Perhaps the most important communications link is between parent and child. Children do not have a voice in the seperation process. Their lives are simply turned upsidedown by adults making drastic, and sometimes sudden, decisions. How parents communicate what is happening depends on the age of the child. But even young children notice the changes and ask questions. This is not a time to bash the other parent as the reason for the seperation. Even a simple statement like, "Your mom and I are not going to live together, but I will still be in your life" can be reassuring.

A young woman reflected on her experience when her parents seperated when she was 6. Two people I really loved, my dad and brother, were simply gone, she recalled. Then there was a new man in the house and we moved 1,200 miles away. Nobody would tell me anything. My dad wasn't there to tell me what was happening and my mom wouldn't talk about it at all. It was very confusing and painful. The young woman is my daughter, now 25. Her recollection is going to translate into a strong statement in the parenting classes to sit down and communicate with children, regardless of age.

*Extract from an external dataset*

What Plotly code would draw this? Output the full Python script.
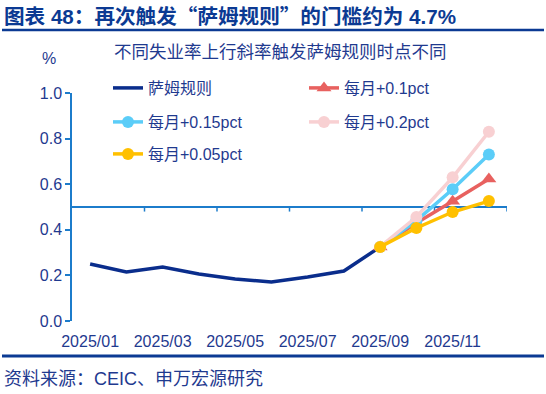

All this writing and memories of the good food in Seattle is making me hungry. I think it's my turn to make dinner reservations.

Chuck Hardwick

1 comment:

Anonymous said...

That was a very interesting post. I belive it's important to not bash the other parent as well as trying to have civil communication. A tip that few adults follow. But parent bashing can lead to all kinds of negative long lasting effects for children.

I love the view from the Space Needle.